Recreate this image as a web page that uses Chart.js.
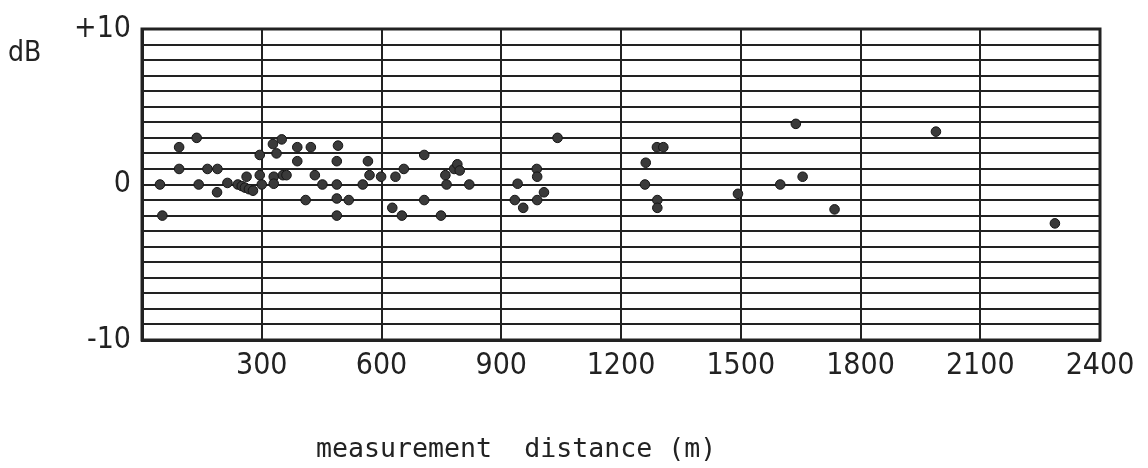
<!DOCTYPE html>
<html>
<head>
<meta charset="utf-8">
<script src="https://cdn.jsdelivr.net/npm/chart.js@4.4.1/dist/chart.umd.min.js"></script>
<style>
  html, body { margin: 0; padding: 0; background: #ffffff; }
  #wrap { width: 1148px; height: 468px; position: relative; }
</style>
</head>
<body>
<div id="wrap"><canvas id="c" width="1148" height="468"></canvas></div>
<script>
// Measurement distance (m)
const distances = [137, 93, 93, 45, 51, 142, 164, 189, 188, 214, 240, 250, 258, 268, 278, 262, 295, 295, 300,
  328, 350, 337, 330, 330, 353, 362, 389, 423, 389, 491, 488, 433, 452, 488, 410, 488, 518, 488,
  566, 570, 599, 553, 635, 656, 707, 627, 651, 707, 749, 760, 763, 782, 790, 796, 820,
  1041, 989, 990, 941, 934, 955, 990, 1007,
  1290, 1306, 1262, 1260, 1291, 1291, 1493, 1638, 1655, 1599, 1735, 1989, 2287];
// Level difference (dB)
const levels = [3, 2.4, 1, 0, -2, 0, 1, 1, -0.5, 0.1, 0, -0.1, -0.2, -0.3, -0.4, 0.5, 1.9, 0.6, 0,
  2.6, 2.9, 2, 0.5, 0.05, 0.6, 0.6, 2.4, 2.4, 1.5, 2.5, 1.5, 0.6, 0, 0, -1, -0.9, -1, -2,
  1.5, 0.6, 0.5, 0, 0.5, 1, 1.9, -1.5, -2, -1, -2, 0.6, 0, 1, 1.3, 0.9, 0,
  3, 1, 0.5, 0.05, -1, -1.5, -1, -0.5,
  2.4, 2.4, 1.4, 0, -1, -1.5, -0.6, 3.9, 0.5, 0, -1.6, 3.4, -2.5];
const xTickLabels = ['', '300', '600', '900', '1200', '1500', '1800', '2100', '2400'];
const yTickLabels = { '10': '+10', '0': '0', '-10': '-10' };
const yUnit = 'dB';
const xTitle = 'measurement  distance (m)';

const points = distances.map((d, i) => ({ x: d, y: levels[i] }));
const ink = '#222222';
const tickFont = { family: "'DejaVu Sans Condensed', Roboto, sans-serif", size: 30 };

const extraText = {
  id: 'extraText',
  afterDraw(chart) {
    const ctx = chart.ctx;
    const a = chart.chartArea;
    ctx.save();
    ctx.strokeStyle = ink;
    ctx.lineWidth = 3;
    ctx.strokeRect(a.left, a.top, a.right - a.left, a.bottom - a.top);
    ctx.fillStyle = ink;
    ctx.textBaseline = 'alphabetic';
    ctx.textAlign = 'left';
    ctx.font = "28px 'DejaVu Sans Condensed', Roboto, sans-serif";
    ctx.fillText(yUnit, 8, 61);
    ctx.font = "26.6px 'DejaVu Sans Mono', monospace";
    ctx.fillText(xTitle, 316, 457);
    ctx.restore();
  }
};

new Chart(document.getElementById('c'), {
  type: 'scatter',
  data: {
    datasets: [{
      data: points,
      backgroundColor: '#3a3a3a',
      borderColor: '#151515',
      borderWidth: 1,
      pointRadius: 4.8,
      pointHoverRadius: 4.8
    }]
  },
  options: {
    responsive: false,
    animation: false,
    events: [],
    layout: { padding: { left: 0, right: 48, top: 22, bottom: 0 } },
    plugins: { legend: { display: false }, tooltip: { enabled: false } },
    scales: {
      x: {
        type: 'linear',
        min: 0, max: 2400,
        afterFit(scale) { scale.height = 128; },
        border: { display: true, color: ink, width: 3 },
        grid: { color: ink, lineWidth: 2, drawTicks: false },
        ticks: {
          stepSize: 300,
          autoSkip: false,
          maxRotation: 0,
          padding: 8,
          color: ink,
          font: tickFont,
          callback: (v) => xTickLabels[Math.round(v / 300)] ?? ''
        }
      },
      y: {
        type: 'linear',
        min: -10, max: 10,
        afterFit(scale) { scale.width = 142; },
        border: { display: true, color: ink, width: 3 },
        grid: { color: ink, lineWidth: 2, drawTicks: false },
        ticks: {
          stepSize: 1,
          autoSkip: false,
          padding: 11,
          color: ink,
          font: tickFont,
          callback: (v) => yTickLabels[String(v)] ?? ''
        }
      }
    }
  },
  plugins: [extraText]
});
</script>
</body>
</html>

****

▶ **PROBLEM DETAILS**
Set down the material exactly, every line of it, except for the pictures.

▶ **WRITTEN SOLUTION**
Recreate this image as a web page that uses Chart.js.
<!DOCTYPE html>
<html>
<head>
<meta charset="utf-8">
<script src="https://cdn.jsdelivr.net/npm/chart.js@4.4.1/dist/chart.umd.min.js"></script>
<style>
  html, body { margin: 0; padding: 0; background: #ffffff; }
  #wrap { width: 1148px; height: 468px; position: relative; }
</style>
</head>
<body>
<div id="wrap"><canvas id="c" width="1148" height="468"></canvas></div>
<script>
// Measurement distance (m)
const distances = [137, 93, 93, 45, 51, 142, 164, 189, 188, 214, 240, 250, 258, 268, 278, 262, 295, 295, 300,
  328, 350, 337, 330, 330, 353, 362, 389, 423, 389, 491, 488, 433, 452, 488, 410, 488, 518, 488,
  566, 570, 599, 553, 635, 656, 707, 627, 651, 707, 749, 760, 763, 782, 790, 796, 820,
  1041, 989, 990, 941, 934, 955, 990, 1007,
  1290, 1306, 1262, 1260, 1291, 1291, 1493, 1638, 1655, 1599, 1735, 1989, 2287];
// Level difference (dB)
const levels = [3, 2.4, 1, 0, -2, 0, 1, 1, -0.5, 0.1, 0, -0.1, -0.2, -0.3, -0.4, 0.5, 1.9, 0.6, 0,
  2.6, 2.9, 2, 0.5, 0.05, 0.6, 0.6, 2.4, 2.4, 1.5, 2.5, 1.5, 0.6, 0, 0, -1, -0.9, -1, -2,
  1.5, 0.6, 0.5, 0, 0.5, 1, 1.9, -1.5, -2, -1, -2, 0.6, 0, 1, 1.3, 0.9, 0,
  3, 1, 0.5, 0.05, -1, -1.5, -1, -0.5,
  2.4, 2.4, 1.4, 0, -1, -1.5, -0.6, 3.9, 0.5, 0, -1.6, 3.4, -2.5];
const xTickLabels = ['', '300', '600', '900', '1200', '1500', '1800', '2100', '2400'];
const yTickLabels = { '10': '+10', '0': '0', '-10': '-10' };
const yUnit = 'dB';
const xTitle = 'measurement  distance (m)';

const points = distances.map((d, i) => ({ x: d, y: levels[i] }));
const ink = '#222222';
const tickFont = { family: "'DejaVu Sans Condensed', Roboto, sans-serif", size: 30 };

const extraText = {
  id: 'extraText',
  afterDraw(chart) {
    const ctx = chart.ctx;
    const a = chart.chartArea;
    ctx.save();
    ctx.strokeStyle = ink;
    ctx.lineWidth = 3;
    ctx.strokeRect(a.left, a.top, a.right - a.left, a.bottom - a.top);
    ctx.fillStyle = ink;
    ctx.textBaseline = 'alphabetic';
    ctx.textAlign = 'left';
    ctx.font = "28px 'DejaVu Sans Condensed', Roboto, sans-serif";
    ctx.fillText(yUnit, 8, 61);
    ctx.font = "26.6px 'DejaVu Sans Mono', monospace";
    ctx.fillText(xTitle, 316, 457);
    ctx.restore();
  }
};

new Chart(document.getElementById('c'), {
  type: 'scatter',
  data: {
    datasets: [{
      data: points,
      backgroundColor: '#3a3a3a',
      borderColor: '#151515',
      borderWidth: 1,
      pointRadius: 4.8,
      pointHoverRadius: 4.8
    }]
  },
  options: {
    responsive: false,
    animation: false,
    events: [],
    layout: { padding: { left: 0, right: 48, top: 22, bottom: 0 } },
    plugins: { legend: { display: false }, tooltip: { enabled: false } },
    scales: {
      x: {
        type: 'linear',
        min: 0, max: 2400,
        afterFit(scale) { scale.height = 128; },
        border: { display: true, color: ink, width: 3 },
        grid: { color: ink, lineWidth: 2, drawTicks: false },
        ticks: {
          stepSize: 300,
          autoSkip: false,
          maxRotation: 0,
          padding: 8,
          color: ink,
          font: tickFont,
          callback: (v) => xTickLabels[Math.round(v / 300)] ?? ''
        }
      },
      y: {
        type: 'linear',
        min: -10, max: 10,
        afterFit(scale) { scale.width = 142; },
        border: { display: true, color: ink, width: 3 },
        grid: { color: ink, lineWidth: 2, drawTicks: false },
        ticks: {
          stepSize: 1,
          autoSkip: false,
          padding: 11,
          color: ink,
          font: tickFont,
          callback: (v) => yTickLabels[String(v)] ?? ''
        }
      }
    }
  },
  plugins: [extraText]
});
</script>
</body>
</html>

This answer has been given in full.